Our Striving for Safety and Security
- michaelerwinwc
- May 19, 2021
- 4 min read

It was the great toilet paper shortage of 2020. The government issued a two-week stay at home order to stop the spread of the Covid-19 virus. People flocked to stores to pick up essentials before the order took effect, and many started buying extra rolls of toilet paper, just in case the lock-down was extended. The TV news media started showing video of people exiting stores, each with their large package of toilet paper sitting atop their groceries, then cutting over to their field investigators, standing in front of the toilet paper aisles and their lightly stocked shelves, warning us in serious tones about potential shortages as people stocked up on supplies. Within just a few days, those shelves would be completely empty and there was no toilet paper to be found.
Of course, there was no toilet paper shortage. There was no shut down in toilet paper manufacturing plants or supply chains. There were no reported viral symptoms that required increased use of toilet paper. It was all just sitting in large stacks in people’s garages instead of sitting on the shelves of our local stores.
While I don’t think I’ll ever grasp the psychology behind the cause of the great toilet paper "shortage", it does provide us with a clear case study of how fear can be used to manipulate behavior. Authorities announce a perceived threat, the media stokes the fear of the threat, and the people respond in sometimes predictable but irrational ways as they strive for some measure of safety and security.
At times, we willingly give up some of our freedoms in our quest for safety and security. The government knows this. They introduce or recognize a threat to our safety and security, they stoke the fear through the media, they dictate a solution that allows them to control or mitigate the threat, and the people comply.

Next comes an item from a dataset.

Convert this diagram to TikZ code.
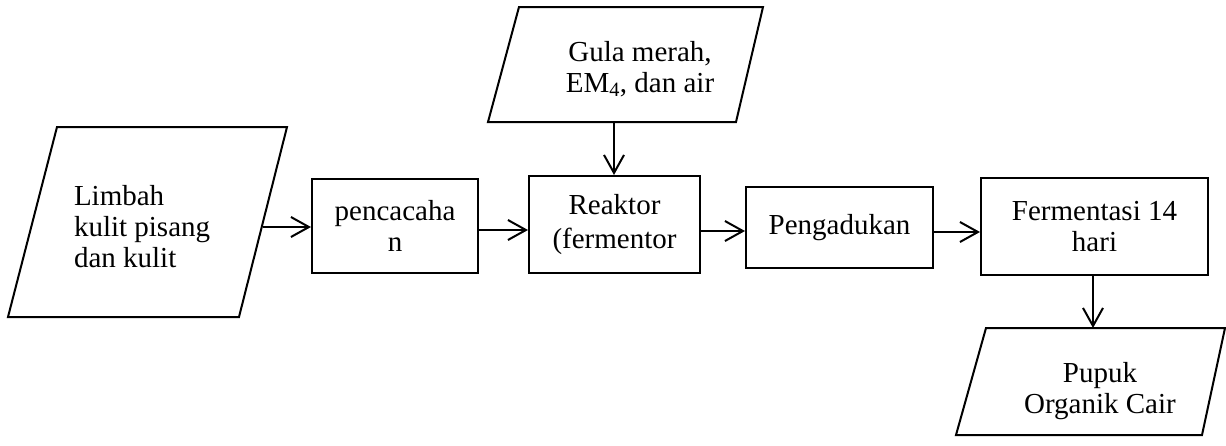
\documentclass[tikz,border=0pt]{standalone}
\usepackage{fontspec}
\setmainfont{Liberation Serif}
\usetikzlibrary{arrows.meta}
\begin{document}
\begin{tikzpicture}[x=1pt,y=-1pt,
  line width=2pt,
  lbl/.style={inner sep=0pt, align=center, font=\fontsize{29}{31}\selectfont},
  box/.style={lbl, draw, line width=2pt},
  para/.style={draw, line width=2pt, line join=miter},
  arr/.style={draw, line width=2pt, -{Straight Barb[length=18pt,width=20pt,line width=2pt]}}]
\useasboundingbox (0,0) rectangle (1226,445);

% input parallelograms
\draw[para] (57,127) -- (287,127) -- (239,317) -- (8,317) -- cycle;
\node[lbl, align=left, anchor=west] (limbah) at (73,226.5) {Limbah\\kulit pisang\\dan kulit};
\coordinate (limbahR) at (263,227);

\draw[para] (519,7) -- (763,7) -- (736,122) -- (488,122) -- cycle;
\node[lbl] (gula) at (640,69) {Gula merah,\\EM\textsubscript{4}, dan air};
\coordinate (gulaB) at (614,122);

\draw[para] (986,328) -- (1225,328) -- (1202,435) -- (956,435) -- cycle;
\node[lbl] (pupuk) at (1100,391) {Pupuk\\Organik Cair};

% process boxes
\node[box, minimum width=166pt, minimum height=94pt] (pencacahan) at (395,226) {pencacaha\\n};
\node[box, minimum width=171pt, minimum height=97pt, font=\fontsize{29}{34}\selectfont] (reaktor) at (614.5,224.5) {Reaktor\\(fermentor};
\node[box, minimum width=187pt, minimum height=81pt] (pengadukan) at (839.5,227.5) {Pengadukan};
\node[box, minimum width=227pt, minimum height=97pt] (fermentasi) at (1094.5,226.5) {Fermentasi 14\\hari};
\coordinate (pupukT) at (1093,328);

% connectors
\draw[arr] (limbahR) -- (limbahR -| pencacahan.west);
\draw[arr] ([yshift=-4pt]pencacahan.east) -- ([yshift=-4pt]pencacahan.east -| reaktor.west);
\draw[arr] ([yshift=-6.5pt]reaktor.east) -- ([yshift=-6.5pt]reaktor.east -| pengadukan.west);
\draw[arr] ([yshift=-4.5pt]pengadukan.east) -- ([yshift=-4.5pt]pengadukan.east -| fermentasi.west);
\draw[arr] (gulaB) -- (gulaB |- reaktor.north);
\draw[arr] (fermentasi.south -| pupukT) -- (pupukT);
\end{tikzpicture}
\end{document}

After the 9/11 terror attacks in 2001, the government established the Transportation Security Administration to ensure that we could safely board a commercial airline without fear of a terrorist attack. We willingly allow them to search our bags, x-ray our belongings, scan our bodies, and should they detect an extra crease in our underwear, pat down our crotch.
Had you told me 18 months ago that we would all be wearing cloth masks over our noses and mouths, I would have laughed in your uncovered face. Both common sense and science dictate that creating and maintaining an unsanitary, warm, humid environment directly in front of the main entrances to our respiratory and digestive systems for long periods of time is a really bad idea. And yet, the threat was announced, the fear was stoked, and the people submitted. In fact, our society has now complied to the extent that wearing a mask is kind, courteous, virtuous, and even patriotic.
Most of these encroachments have been pretty mundane. Well-meaning bureaucratic committees coming up with dictates to salve their constituents desire for more safety and security. It’s what I call “Safety Theater”. But as our society welcomes increasing totalitarianism and our culture embraces its new religion of secular hedonism, these dictates will increasingly conflict with our foundational civil rights and our mission as the Body of Christ.
In March 2020, the authorities decreed that churches must close, and in-person worship must cease. Our churches willingly complied, assuring us that we could hold virtual services in the interim, and would return to in-person fellowship “as soon as it is safe.” I have searched in vain through the Gospels and epistles but have yet to find the passage that directs us to be the Church only when it is safe.
In Aldous Huxley’s novel, Brave New World, he envisions a world in which safety and security have been fully realized. It is exactly the kind of society that would result from the utopian vision of our current cultural elites. Humans are genetically engineered to fulfill their roles perfectly, marriage and family have been replaced with communal structures based on class, sadness and despair are treated with freely available pharmaceuticals, and citizens are conditioned from their childhood to readily satisfy their sexual desires with whomever is convenient. And yet, this utopian dream quickly evolves into a dystopian nightmare. The novel leaves you with a sense of emptiness because it presents a sterile society in which all the messy things that make us human have been removed from humanity.
Our striving for safety and security has led to empty toilet paper aisles, empty churches, and will ultimately lead to empty lives.
Jesus said, “The thief comes only to steal and kill and destroy. I came that they may have life and have it abundantly.” I used to think the abundant life must be a life that is fully safe and secure. I have come to realize I was exactly wrong. The abundant life is full of risk and discomfort; it’s weeping with those who weep, mourning with those who mourn, caring for orphans and widows, making disciples, loving our enemies, engaging with one another, and fully abiding in Him who gave us eternal life. When we focus our lives on temporal comfort, safety, and security, we lose the opportunity to participate in the eternal.
To those who offer us safety and security in return for a little bit more of our liberty, when it diminishes the mission to which we are called, we must say no. “Do not be conformed to this world, but be transformed by the renewal of your mind, that by testing you may discern what is the will of God, what is good and acceptable and perfect.” [Romans 12:2]



Mike - Julie just connected me with your website and I love what you are posting. I agree wholeheartedly with you concerning the lockdown and closedown of churches - have fought that idea for over a year now. Fortunately there are some of us who don't believe that we need to please the world in order to achieve "safety"! Holy Smoke!!
All so true. Another really good post.